Flávia Oliveira
Vulnerabilidade social escancarada pela pandemia encontrou combustível nefasto na escalada de preço dos alimentos
O
IBGE investiga desde 2004 a situação alimentar das famílias brasileiras.
Naquele ano, 34,9% dos lares enfrentavam algum nível de privação. Há três
escalas. Na mais branda, batizada de leve, sobra preocupação com a
possibilidade de não poder comprar comida e falta qualidade na alimentação. É
quando a dona de casa substitui por macarrão o “arroz nosso de cada dia pela
hora da morte”. No nível moderado, já considera alguma restrição a alimentos;
no grave, falta comida. Na série oficial, a insegurança alimentar caiu até
2013, quando bateu 22,6%. Dois anos atrás, chegou a 36,7% dos lares, pior nível
já registrado — comparável aos índices de pobreza de meados dos anos 1990,
segundo cálculos da economista Sonia Rocha no artigo “Pobreza e indigência no
Brasil” (IETS, 2006). Significa que 84,9 milhões de brasileiros viviam entre o
medo de não conseguir comprar e a realidade de não ter o que comer. Qualquer
semelhança com os 67 milhões de beneficiários das cinco primeiras parcelas de
R$ 600 do auxílio emergencial não é coincidência.
A
miséria faz mais vítimas no Nordeste, que abriga 1,3 milhão dos 3,1 milhões de
domicílios com alguma privação alimentar. Há dificuldades, sobretudo, em áreas
rurais, lares chefiados por mulheres ou por pessoas autodeclaradas pardas.

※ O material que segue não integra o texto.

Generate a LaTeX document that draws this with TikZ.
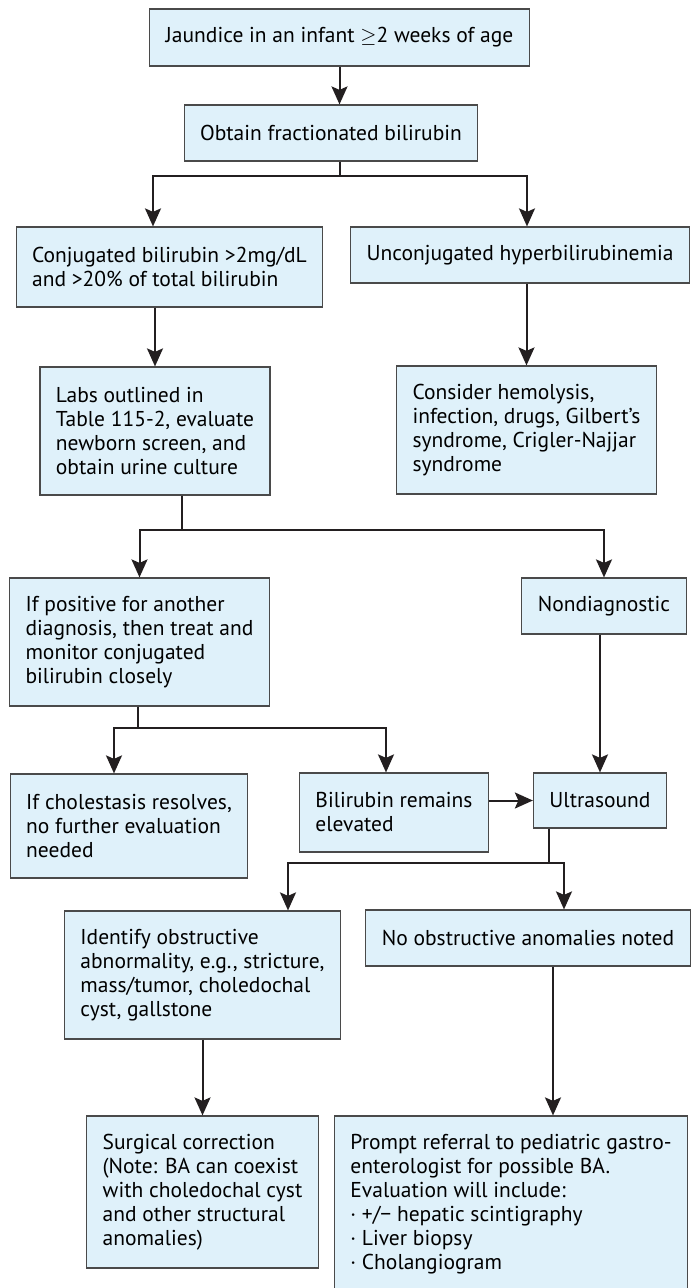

Metade dos brasileirinhos com menos de 5 anos — 6,5 milhões ao todo — crescia
em residências com algum grau de insegurança alimentar. É informação
preocupante, quando sabemos que alimentação adequada aumenta a capacidade de
aprendizado e melhora o desempenho escolar. Torna-se desesperadora à sombra de
uma crise sanitária que deixou crianças e adolescentes sem aulas e sem merenda.
Outra pesquisa do IBGE, a Pnad Covid-19, mostrou que, dos 46 milhões de
estudantes matriculados em escolas ou universidades, 7,3 milhões não tiveram
atividades na terceira semana de agosto. Também no mês passado, o Datafolha
apurou que mais da metade (53%) das pessoas que receberam o auxílio emergencial
usou o dinheiro para comprar alimentos.
A
política de transferência de renda montada às pressas (por sociedade civil,
Congresso Nacional e Executivo) em resposta à pandemia devolveu poder de compra
às famílias mais pobres, durante a devastação do mercado de trabalho. Na
esteira do isolamento social, necessário para conter a transmissão do novo
coronavírus, ocupações com e sem carteira assinada foram varridas. Milhões de
vagas desapareceram no trabalho doméstico, no comércio, no setor de serviços e
na construção, junto com elas refeições servidas em refeitórios e cozinhas dos
empregadores. Na metade mais pobre da população, a perda de renda individual do
trabalho bateu 27,92%, calculou o economista Marcelo Neri, da FGV Social: “Os
pobres foram ao inferno com o desemprego e chegaram ao céu com o auxílio
emergencial. A redução do valor (de R$ 600 para R$ 300 nas quatro últimas
parcelas) e o fim do programa (em dezembro) tendem a agravar a crise. Se o IBGE
fosse a campo em 2021, encontraria um cenário ainda pior em insegurança
alimentar”.
A vulnerabilidade social escancarada pela pandemia encontrou combustível nefasto na escalada de preço dos alimentos. Os itens mais presentes na mesa dos brasileiros começaram a subir em março, início do isolamento social, e não pararam mais. Em agosto, o grupo Alimentação e Bebidas registrou a maior variação (0,78%) desde 2012 no IPCA. Nos últimos 12 meses, enquanto a inflação oficial do país subiu 2,44%, o leite ficou 23% mais caro, o arroz 19%, o óleo de soja 18%, o feijão 12%, o frango em pedaços 7%. O preço da cebola disparou 50%, do alho 16%, das frutas 14%, do tomate 12%. As cotações das commodities agrícolas saltaram no mercado internacional e, com a alta do dólar, empurraram preços no atacado e no varejo brasileiros. A conjuntura encontrou o governo despreparado. De 2016 para cá, o país deu as costas à política de formação de estoques reguladores em prol da racionalidade econômico-financeira. A mão invisível do mercado é capaz de garantir preços mínimos a produtores, mas não põe comida na mesa.